Una curiosità, chiamiamola così… nel 1997, se non erriamo, a “La Repubblica” , Pino Daniele, presentando “Dimmi che cosa succede sulla terra?”, quando gli chiesero che cosa ne pensasse di un rigurgito della canzone d’autore, citando il tuo album “Extra Muros”,  rispose male e invitò l’intervistatore quanto meno a parlare della copertina del suo album….snobbandoti. È una domanda assurda lo sappiamo, ma visto che il buon Pino sarà dal vivo a Marsala il 6 agosto, vuoi rispondergli adesso che così riferiamo? Stiamo scherzando ovviamente…

“Sono grato a Pino Daniele per alcune canzoni degli inizi. Non sapevo di questa dichiarazione, ma credo ci possa anche stare, poi bisogna sapere come era il tono dell’intervista e il momento personale che stava attraversando dove magari uno può avere le scatole girate, oppure semplicemente non gli piacevo. Credo che “Chi tene o mare” sia un capolavoro assoluto di Pino Daniele o altri suoi lavori. (Lo interrompiamo dicendo che l’ultimo disco di Pino Daniele rispetto alle ultime prove opache è un netto miglioramento, n. d. r.). Certo Pino Daniele negli ultimi anni si è più commercializzato ma, più in generale, riguardo al concetto di musica commerciale o meno, potrei citare Alan Sorrenti che aveva esordito con un bel disco prima di approdare alle canzonette. Oppure, restando dalle vostre parti, Franco Battiato, che di cose assurde che non mi sono piaciute ne ha fatte, ma poi ha creato anche un disco come “Pollution” e lì ti rendi conto di quanto sia grande. Poi c’è da dire un’altra cosa… ci sono canzoni che per quanto stupido sia un testo, hanno motivetti che inevitabilmente canti: quando è uscita la canzone “Dammi tre parole” ( di Valeria Rossi, n. d. r.), io la cantavo sotto la doccia ( e se non è una chicca questa!). Comunque ho evitato col tempo di conoscere le persone di cui amo le canzoni o i libri, tranne per qualche eccezione, infatti sono amico e collaboro con lo scrittore Erri De Luca. Poi ci sono anche persone che non hanno un bel carattere, ma penso che, se Pino Daniele è stato un grande amico di Massimo Troisi, è sicuramente una bella persona”.

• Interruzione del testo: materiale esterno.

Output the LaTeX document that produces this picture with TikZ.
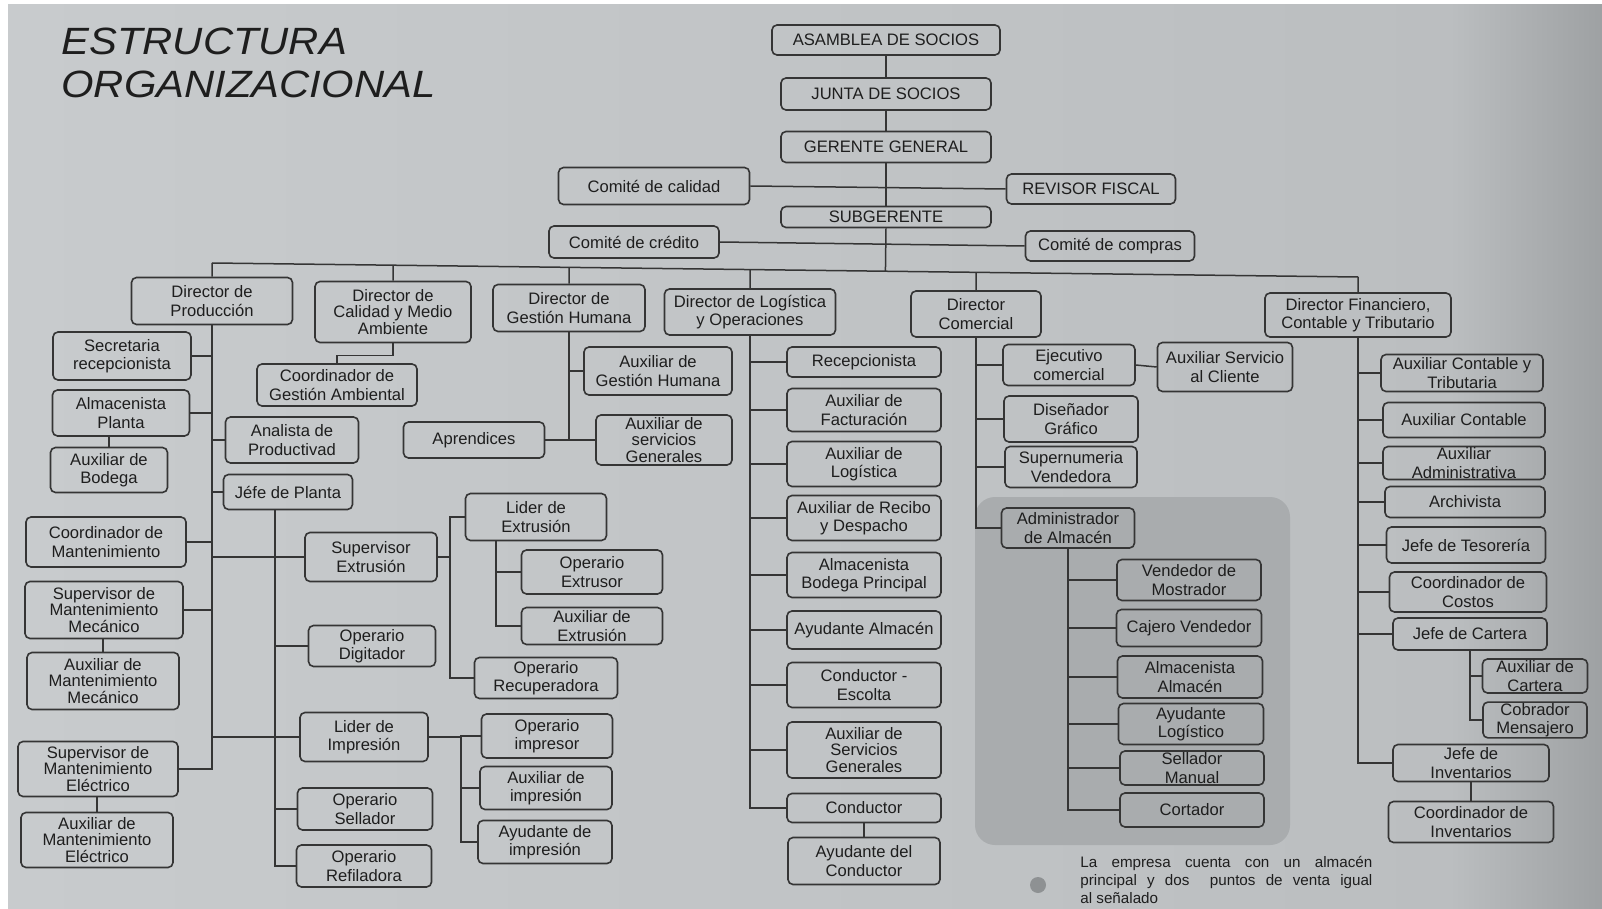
\documentclass[tikz,border=0pt]{standalone}
\usepackage{fontspec}
\usepackage{graphicx}
\setmainfont{Liberation Sans}
\usetikzlibrary{calc}
\definecolor{bgL}{HTML}{C8CBCD}
\definecolor{bgM}{HTML}{BBBEC0}
\definecolor{bgR}{HTML}{9EA1A3}
\definecolor{areac}{HTML}{A9ACAE}
\definecolor{linec}{HTML}{353535}
\definecolor{textc}{HTML}{1E1E1E}
\definecolor{dotc}{HTML}{8E9193}
\newcommand{\boxfont}{\fontsize{8.3}{9.2}\selectfont}
\newcommand{\tresfont}{\fontsize{8.3}{8.4}\selectfont}
\tikzset{
 caja/.style 2 args={draw=linec, line width=0.8pt, rounded corners=2.5pt, inner sep=0.5pt, align=center, text=textc, font=\boxfont, minimum width=#1*0.5pt, minimum height=#2*0.5pt},
 cajatres/.style 2 args={caja={#1}{#2}, font=\tresfont},
 ln/.style={draw=linec, line width=0.75pt},
 titulo/.style={anchor=base west, inner sep=0pt, text=textc},
}
\newcommand{\cajanode}[6]{\node[caja={#4}{#5}] (#1) at (#2,#3) {#6};}
\newcommand{\cajatresnode}[6]{\node[cajatres={#4}{#5}] (#1) at (#2,#3) {#6};}
\begin{document}
\begin{tikzpicture}[x=0.5pt,y=-0.5pt]
\useasboundingbox (0,0) rectangle (1602,909);
\clip (0,0) rectangle (1602,909);
% background
\fill[white] (0,0) rectangle (1602,909);
\shade[left color=bgL, right color=bgM] (8,5) rectangle (1451,909);
\shade[left color=bgM, right color=bgR] (1450,5) rectangle (1602,909);
\fill[areac, rounded corners=10pt] (975,497) rectangle (1290,845);
% title
\node[titulo] (t1) at (61,55) {\scalebox{1.1}[1]{\fontsize{19}{19}\selectfont\itshape ESTRUCTURA}};
\node[titulo] (t2) at (61,98) {\scalebox{1.1}[1]{\fontsize{19}{19}\selectfont\itshape ORGANIZACIONAL}};
% top chain
\cajanode{asam}{886}{40}{228}{30}{ASAMBLEA DE SOCIOS}
\cajanode{junta}{886}{94}{210}{32}{JUNTA DE SOCIOS}
\cajanode{ger}{886}{147}{210}{31}{GERENTE GENERAL}
\cajanode{cal}{654}{186}{191}{37}{Comité de calidad}
\cajanode{rev}{1091}{189}{169}{30}{REVISOR FISCAL}
\cajanode{sub}{886}{217}{210}{21}{SUBGERENTE}
\cajanode{cred}{634}{242}{170}{32}{Comité de crédito}
\cajanode{comp}{1110}{246}{169}{30}{Comité de compras}
% directors
\cajanode{dprod}{212}{301}{161}{47}{Director de\\Producción}
\cajatresnode{dcal}{393}{312}{156}{61}{Director de\\Calidad y Medio\\Ambiente}
\cajanode{dgh}{569}{308}{152}{47}{Director de\\Gestión Humana}
\cajanode{dlog}{750}{312}{171}{46}{Director de Logística\\y Operaciones}
\cajanode{dcom}{976}{314}{130}{46}{Director\\Comercial}
\cajanode{dfin}{1358}{315}{186}{44}{Director Financiero,\\Contable y Tributario}
% produccion
\cajanode{sec}{122}{356}{138}{48}{Secretaria\\recepcionista}
\cajanode{alm}{121}{413}{137}{46}{Almacenista\\Planta}
\cajanode{bod}{109}{470}{117}{45}{Auxiliar de\\Bodega}
\cajanode{anal}{292}{440}{133}{46}{Analista de\\Productivad}
\cajanode{jefe}{288}{492}{129}{35}{Jéfe de Planta}
\cajanode{cman}{106}{542}{160}{50}{Coordinador de\\Mantenimiento}
\cajanode{sext}{371}{557}{132}{49}{Supervisor\\Extrusión}
\cajatresnode{smec}{104}{610}{158}{57}{Supervisor de\\Mantenimiento\\Mecánico}
\cajatresnode{amec}{103}{681}{152}{57}{Auxiliar de\\Mantenimiento\\Mecánico}
\cajatresnode{sele}{98}{769}{160}{55}{Supervisor de\\Mantenimiento\\Eléctrico}
\cajatresnode{aele}{97}{840}{152}{55}{Auxiliar de\\Mantenimiento\\Eléctrico}
\cajanode{dig}{372}{646}{127}{41}{Operario\\Digitador}
\cajanode{limp}{364}{737}{128}{49}{Lider de\\Impresión}
\cajanode{sel}{365}{809}{135}{42}{Operario\\Sellador}
\cajanode{ref}{364}{866}{135}{42}{Operario\\Refiladora}
\cajanode{lext}{536}{517}{141}{47}{Lider de\\Extrusión}
\cajanode{oext}{592}{572}{141}{44}{Operario\\Extrusor}
\cajanode{aext}{592}{626}{141}{37}{Auxiliar de\\Extrusión}
\cajanode{orec}{546}{678}{143}{41}{Operario\\Recuperadora}
\cajanode{oimp}{547}{736}{131}{44}{Operario\\impresor}
\cajanode{aimp}{546}{788}{132}{43}{Auxiliar de\\impresión}
\cajanode{ayimp}{545}{842}{134}{43}{Ayudante de\\impresión}
% calidad
\cajanode{cga}{337}{385}{160}{42}{Coordinador de\\Gestión Ambiental}
% gestion humana
\cajanode{agh}{658}{371}{148}{48}{Auxiliar de\\Gestión Humana}
\cajatresnode{asg}{664}{440}{136}{50}{Auxiliar de\\servicios\\Generales}
\cajanode{apr}{474}{440}{141}{36}{Aprendices}
% logistica
\cajanode{rec}{864}{362}{154}{30}{Recepcionista}
\cajanode{afac}{864}{410}{154}{43}{Auxiliar de\\Facturación}
\cajanode{alog}{864}{464}{154}{45}{Auxiliar de\\Logística}
\cajanode{arec}{864}{518}{154}{45}{Auxiliar de Recibo\\y Despacho}
\cajanode{abp}{864}{575}{154}{45}{Almacenista\\Bodega Principal}
\cajanode{ayal}{864}{630}{154}{38}{Ayudante Almacén}
\cajanode{cesc}{864}{685}{154}{45}{Conductor -\\Escolta}
\cajatresnode{asgl}{864}{750}{154}{56}{Auxiliar de\\Servicios\\Generales}
\cajanode{cond}{864}{808}{154}{29}{Conductor}
\cajanode{ayc}{864}{861}{152}{47}{Ayudante del\\Conductor}
% comercial
\cajanode{ejec}{1069}{365}{132}{41}{Ejecutivo\\comercial}
\cajanode{asc}{1225}{367}{135}{49}{Auxiliar Servicio\\al Cliente}
\cajanode{dis}{1071}{419}{134}{46}{Diseñador\\Gráfico}
\cajanode{supv}{1071}{467}{132}{41}{Supernumeria\\Vendedora}
\cajanode{adm}{1068}{528}{133}{40}{Administrador\\de Almacén}
\cajanode{vm}{1189}{580}{144}{41}{Vendedor de\\Mostrador}
\cajanode{cv}{1189}{628}{145}{37}{Cajero Vendedor}
\cajanode{aa}{1190}{677}{145}{42}{Almacenista\\Almacén}
\cajanode{al}{1191}{724}{145}{41}{Ayudante\\Logístico}
\cajanode{sm}{1192}{768}{144}{34}{Sellador\\Manual}
\cajanode{cort}{1192}{810}{144}{34}{Cortador}
% financiero
\cajanode{acyt}{1462}{373}{162}{37}{Auxiliar Contable y\\Tributaria}
\cajanode{acont}{1464}{420}{162}{35}{Auxiliar Contable}
\cajanode{aadm}{1464}{463}{162}{33}{Auxiliar\\Administrativa}
\cajanode{arch}{1465}{502}{160}{31}{Archivista}
\cajanode{jtes}{1466}{545}{159}{36}{Jefe de Tesorería}
\cajanode{ccos}{1468}{592}{157}{40}{Coordinador de\\Costos}
\cajanode{jcar}{1470}{634}{154}{32}{Jefe de Cartera}
\cajanode{acar}{1535}{676}{105}{34}{Auxiliar de\\Cartera}
\cajanode{cobr}{1535}{720}{104}{35}{Cobrador\\Mensajero}
\cajanode{jinv}{1471}{763}{156}{37}{Jefe de\\Inventarios}
\cajanode{cinv}{1471}{822}{165}{41}{Coordinador de\\Inventarios}
% connectors: top
\coordinate (busL) at (212,263);
\coordinate (busR) at (1358,277);
\draw[ln] (asam.south) -- (junta.north);
\draw[ln] (junta.south) -- (ger.north);
\draw[ln] (ger.south) -- (sub.north);
\draw[ln] (cal.east) -- (rev.west);
\draw[ln] (cred.east) -- (comp.west);
\draw[ln] (sub.south) -- ($(busL)!(sub.south)!(busR)$);
\draw[ln] (busL) -- (busR);
\foreach \nn in {dprod,dcal,dgh,dlog,dcom,dfin}
  \draw[ln] (\nn.north) -- ($(busL)!(\nn.north)!(busR)$);
% produccion
\foreach \nn in {sec,alm,cman,smec,sele}
  \draw[ln] (dprod.south) |- (\nn.east);
\foreach \nn in {anal,jefe,sext,limp}
  \draw[ln] (dprod.south) |- (\nn.west);
\draw[ln] (bod.north) -- (bod.north |- alm.south);
\draw[ln] (amec.north) -- (amec.north |- smec.south);
\draw[ln] (aele.north) -- (aele.north |- sele.south);
\coordinate (jt) at (275,509.5);
\foreach \nn in {dig,sel,ref}
  \draw[ln] (jt) |- (\nn.west);
\coordinate (sx) at (450,557);
\draw[ln] (sext.east) -- (sx);
\foreach \nn in {lext,orec}
  \draw[ln] (sx) |- (\nn.west);
\coordinate (lx) at (496,540.5);
\foreach \nn in {oext,aext}
  \draw[ln] (lx) |- (\nn.west);
\coordinate (ix) at (461,737);
\draw[ln] (limp.east) -- (ix);
\foreach \nn in {oimp,aimp,ayimp}
  \draw[ln] (ix) |- (\nn.west);
% calidad
\draw[ln] (dcal.south) -- ++(0,12) -| (cga.north);
% gestion humana
\foreach \nn in {agh,asg}
  \draw[ln] (dgh.south) |- (\nn.west);
\draw[ln] (dgh.south) |- (apr.east);
% logistica
\foreach \nn in {rec,afac,alog,arec,abp,ayal,cesc,asgl,cond}
  \draw[ln] (dlog.south) |- (\nn.west);
\draw[ln] (cond.south) -- (ayc.north);
% comercial
\foreach \nn in {ejec,dis,supv,adm}
  \draw[ln] (dcom.south) |- (\nn.west);
\draw[ln] (ejec.east) -- (asc.west);
\foreach \nn in {vm,cv,aa,al,sm,cort}
  \draw[ln] (adm.south) |- (\nn.west);
% financiero
\foreach \nn in {acyt,acont,aadm,arch,jtes,ccos,jcar,jinv}
  \draw[ln] (dfin.south) |- (\nn.west);
\foreach \nn in {acar,cobr}
  \draw[ln] (jcar.south) |- (\nn.west);
\draw[ln] (jinv.south) -- (cinv.north);
% note
\fill[dotc] (1038,885) circle (4pt);
\node[anchor=north west, inner sep=0pt, text=textc, font=\fontsize{7.6}{9}\selectfont, align=left] (note) at (1080,856)
 {\makebox[146pt][s]{La empresa cuenta con un almacén}\\\makebox[146pt][s]{principal y dos\ \ puntos de venta igual}\\al señalado};
\end{tikzpicture}
\end{document}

Prima di andare facciamo un brindisi  e non possiamo non notare la MS che porta alla bocca… la domanda finale non può che essere: fumi Ms, perché…?

“Sono sigarette da ferroviere”

Ma anche da comunista!

“Esatto, da ferroviere e da comunista”

Ride e ci spiega che hanno sostituito le Nazionali. Nell’immaginario collettivo pensiamo e gli diciamo: li conosci gli Offlaga Disco Pax? Hanno fatto tre album, fanno una sorta di reading su basi elettro vintage… hanno dei testi fantastici, ascoltali non te ne pentirai…  E mentre Gianmaria si appunta il nome e a Max Collini e compagni forse fischieranno le orecchie, lo salutiamo e andiamo a goderci il concerto. Concerto che, parafrasando il nostro, è stato un vero rapporto umano, ovvero uno scambio di energie, nel nome della bellezza e della poesia. Da “Nuovo” a un inedito che è una ninna nanna, probabilmente per la figlia di 7 anni, l’ideale per salutarci. Un concerto intimo, chitarra e voce, caldo, ricco di interventi mai banali a raccontare gli spunti per i brani, si parla di saper guardare o semplicemente accorgersi della bellezza, di immigrazione, di lavoro, di crisi che c’è e di politica che… rimpiangendo Pasolini e De Andrè… mentre fioccano gli applausi e non potrebbe essere altrimenti… perché siamo convinti che una persona se è grande, se ha talento, non ha bisogno di atteggiarsi a star, di filtri preconfezionati o di lucine colorate anzi a dirla tutta più è grande più è umile… più è persona vera… questo è Gianmaria Testa.